Once quartz crystallizes, there is no more magma left, it has all been solidified.

By looking at the relative abundance of dark-colored minerals (mafic) to light-colored minerals (felsic), we can classify the rock’s composition as
Ultramafic (contains green olivine)
Mafic (dark)
Intermediate (salt-and-pepper colored)
Felsic (light)
and we can use the table to figure out what minerals make up each.

IGNEOUS TEXTURES

Igneous rocks can be classified in two categories based on texture regardless of composition;
a) VOLCANIC, or EXTRUSIVE (surface)
b) PLUTONIC, or INTRUSIVE (deep interior)

Texture describes the outward appearance of the rock. The features we want to describe are

a) Crystal Size - the larger the crystals, the slower the rock cooled, and the deeper in the crust it cooled.
A rock with small crystals (too small to see) cooled rapidly at or near the surface.
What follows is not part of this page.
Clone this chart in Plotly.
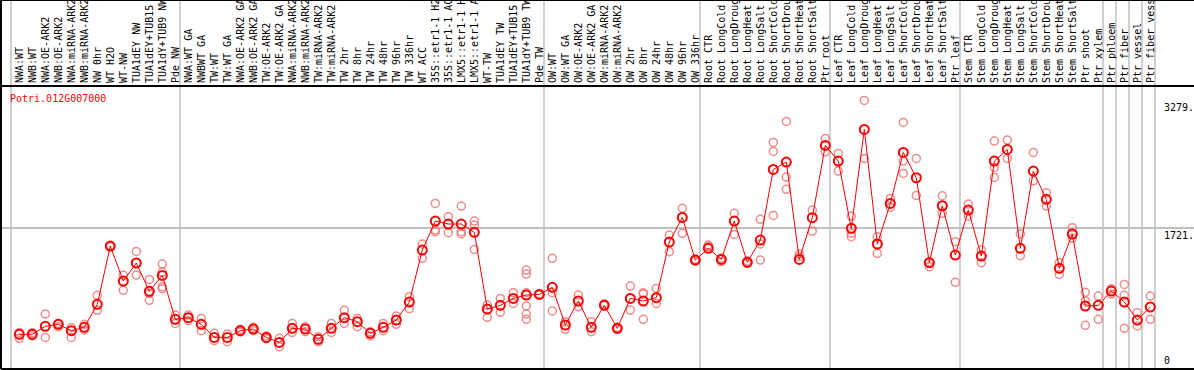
import plotly.graph_objects as go

gene = "Potri.012G007000"

categories = [
    "NWA:WT", "NWB:WT", "NWA:OE-ARK2", "NWB:OE-ARK2", "NWA:miRNA-ARK2", "NWB:miRNA-ARK2",
    "NW 0hr", "WT H2O", "WT-NW", "TUA1dEY NW", "TUA1dEY+TUB15", "TUA1dY+TUB9 NW", "Pde NW",
    "NWA:WT GA", "NWBWT GA", "TW:WT", "TW:WT GA", "NWA:OE-ARK2 GA", "NWB:OE-ARK2 GA",
    "TW:OE-ARK2", "TW:OE-ARK2 GA", "NWA:miRNA-ARK2 GA", "NWB:miRNA-ARK2 GA", "TW:miRNA-ARK2",
    "TW:miRNA-ARK2", "TW 2hr", "TW 8hr", "TW 24hr", "TW 48hr", "TW 96hr", "TW 336hr", "WT ACC",
    "35S::etr1-1 H2O", "35S::etr1-1 ACC", "LMX5::etr1-1 H2O", "LMX5::etr1-1 ACC", "WT-TW",
    "TUA1dEY TW", "TUA1dEY+TUB15", "TUA1dY+TUB9 TW", "Pde TW",
    "OW:WT", "OW:WT GA", "OW:OE-ARK2", "OW:OE-ARK2 GA", "OW:miRNA-ARK2", "OW:miRNA-ARK2",
    "OW 2hr", "OW 8hr", "OW 24hr", "OW 48hr", "OW 96hr", "OW 336hr",
    "Root CTR", "Root LongCold", "Root LongDrought", "Root LongHeat", "Root LongSalt",
    "Root ShortCold", "Root ShortDrought", "Root ShortHeat", "Root ShortSalt", "Ptr root",
    "Leaf CTR", "Leaf LongCold", "Leaf LongDrought", "Leaf LongHeat", "Leaf LongSalt",
    "Leaf ShortCold", "Leaf ShortDrought", "Leaf ShortHeat", "Leaf ShortSalt", "Ptr leaf",
    "Stem CTR", "Stem LongCold", "Stem LongDrought", "Stem LongHeat", "Stem LongSalt",
    "Stem ShortCold", "Stem ShortDrought", "Stem ShortHeat", "Stem ShortSalt", "Ptr shoot",
    "Ptr xylem", "Ptr phloem", "Ptr fiber", "Ptr vessel", "Ptr fiber vessel",
]

mean_values = [
    423, 423, 521, 545, 468, 509, 789, 1501, 1074, 1294, 948, 1143, 606,
    626, 545, 386, 386, 468, 488, 386, 325, 496, 488, 362, 496, 626, 578, 435, 509, 598,
    818, 1452, 1806, 1770, 1770, 1668, 732, 777, 862, 903, 911,
    997, 537, 830, 509, 777, 496, 862, 830, 871, 1550, 1851, 1330,
    1473, 1338, 1806, 1302, 1574, 2437, 2526, 1338, 1847, 2730,
    2538, 1717, 2925, 1526, 2022, 2644, 2335, 1298, 1993, 1391,
    1940, 1379, 2538, 2681, 1473, 2416, 2071, 1229, 1648, 769, 777,
    952, 818, 598, 757,
]

replicates = [
    [447, 374], [443, 403], [671, 386], [557, 517], [504, 386], [545, 476],
    [899, 716], [1509, 1493], [1147, 960], [1436, 1147], [1094, 923, 838],
    [1281, 1184, 1005, 980], [659, 557],
    [659, 590], [618, 468], [435, 346], [427, 334], [484, 452], [509, 468],
    [403, 370], [374, 273], [557, 447], [517, 456], [395, 334], [557, 447],
    [716, 557], [618, 517], [456, 403], [557, 468], [647, 545],
    [883, 736], [1526, 1351], [2022, 1696, 1676], [1859, 1664], [1989, 1676, 1648],
    [1806, 1757, 1460], [781, 631], [862, 692], [932, 801],
    [1208, 1159, 932, 769, 671, 606], [920, 902],
    [1351, 932, 708], [578, 484], [903, 761], [578, 456], [797, 777], [509, 484],
    [1013, 720], [932, 915, 606], [984, 801], [1635, 1432], [1961, 1656], [1343, 1318],
    [1513, 1493], [1351, 1310], [1900, 1643], [1318, 1290], [1827, 1526, 1330],
    [2766, 2656, 1875], [3023, 2343, 2193], [1403, 1371], [1940, 1684], [2815, 2652],
    [2632, 2416], [1867, 1656, 1615], [3279, 2571], [1615, 1412], [2083, 1973],
    [3010, 2538, 2388], [2571, 2119], [1310, 1249], [2115, 1900], [1554, 1058],
    [2014, 1867], [1452, 1298], [2783, 2461, 2339], [2795, 2571], [1648, 1383],
    [2644, 2298], [2152, 1989], [1298, 1155], [1725, 1595], [936, 834, 533],
    [891, 606], [980, 915], [1033, 899, 496], [687, 525], [891, 606],
]

# group boundaries (index of first category of each block), plus end
group_starts = [0, 13, 41, 53, 63, 73, 84, 85, 86, 87, 88]

y_max_label = 3279
y_mid_label = 1721
y_top = 3455

mono = "DejaVu Sans Mono"
idx = list(range(len(categories)))

# x axis: category i centred in its 13 px cell (slightly right)
x0, x1 = -1.4077, 90.3615

def to_paper(xv):
    return (xv - x0) / (x1 - x0)

rep_x, rep_y = [], []
for i, reps in enumerate(replicates):
    for v in reps:
        rep_x.append(i)
        rep_y.append(v)

fig = go.Figure()
fig.add_trace(go.Scatter(
    x=rep_x, y=rep_y, mode="markers",
    marker=dict(symbol="circle-open", size=8, color="rgba(235,120,120,0.85)",
                line=dict(width=1.5, color="rgba(235,120,120,0.85)")),
    hoverinfo="skip", showlegend=False,
))
fig.add_trace(go.Scatter(
    x=idx, y=mean_values, mode="lines+markers",
    line=dict(color="#ff0000", width=1),
    marker=dict(symbol="circle-open", size=9, color="#ff0000",
                line=dict(width=2, color="#ff0000")),
    showlegend=False,
))

top_paper = 1 + 86 / 283
shapes = []
for k in group_starts:
    px = to_paper(k - 0.638)
    shapes.append(dict(type="line", xref="paper", yref="paper", x0=px, x1=px,
                       y0=0, y1=top_paper, line=dict(color="#c0c0c0", width=1.5),
                       layer="below"))
# frame
for yy in [0, 1, top_paper]:
    shapes.append(dict(type="line", xref="paper", yref="paper", x0=0, x1=1,
                       y0=yy, y1=yy, line=dict(color="black", width=2)))
shapes.append(dict(type="line", xref="paper", yref="paper", x0=0, x1=0,
                   y0=0, y1=top_paper, line=dict(color="black", width=2)))

lab_x = to_paper(88 - 0.638) + 0.006
annotations = [
    dict(text=gene, xref="paper", yref="paper", x=to_paper(-0.85), y=1 - 5 / 283,
         xanchor="left", yanchor="top", showarrow=False,
         font=dict(family=mono, size=10, color="#ff0000")),
    dict(text=f"{y_max_label}.", xref="paper", yref="y", x=lab_x, y=y_max_label,
         xanchor="left", yanchor="top", showarrow=False,
         font=dict(family=mono, size=10, color="black")),
    dict(text=f"{y_mid_label}.", xref="paper", yref="y", x=lab_x, y=y_mid_label,
         xanchor="left", yanchor="top", showarrow=False,
         font=dict(family=mono, size=10, color="black")),
    dict(text="0", xref="paper", yref="y", x=lab_x, y=0,
         xanchor="left", yanchor="bottom", yshift=1, showarrow=False,
         font=dict(family=mono, size=10, color="black")),
]

fig.update_layout(
    width=1194, height=370, autosize=False,
    margin=dict(l=1, r=0, t=86, b=1, pad=0),
    paper_bgcolor="white", plot_bgcolor="white",
    shapes=shapes, annotations=annotations,
    xaxis=dict(range=[x0, x1], side="top", tickmode="array", tickvals=idx,
               ticktext=categories, tickangle=-90, ticks="", showgrid=False,
               zeroline=False, showline=False, automargin=False,
               tickfont=dict(family=mono, size=10, color="black"),
               ticklabelstandoff=2),
    yaxis=dict(range=[0, y_top], tickmode="array", tickvals=[y_mid_label],
               showticklabels=False, showgrid=True, gridcolor="#c0c0c0", gridwidth=1.5,
               zeroline=False, showline=False, automargin=False),
)

fig.write_html(
    "out.html",
    config={"displayModeBar": False},
    post_script="document.body.style.margin='0';document.body.style.overflow='hidden';",
)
To describe crystal size we use a few terms,

Phaneritic - rocks in which the crystals are easy to see with the naked eye

Aphanitic - rocks i which the crystals are NOT easy to see with the naked eye, or one in which ` you cannot see individual crystals

Porphyritic - a rock which has cooled more than once in its lifetime may have two different sets of crystals each a different size. A rock with some large crystals and many small crystals would deserve this term. The term is used as an adjective, i.e. “porphyritic rhyolite”. The large crystals are called PHENOCRYSTS.



Pegmatitic - texture with unusually large crystals which form very slowly

Glassy - texture formed when magma cools near instantaneously, and no crystals have time to form.

Scoriaceous - texture formed when volatile gas bubbles up through the cooling rock and causes vesicles, or bubble hols, to form on the rock’s surface. typically dark in color.

Pumiceous - rock is light in weight due to small gas cavities throughout the rock. typically light in color. Pumice floats on water.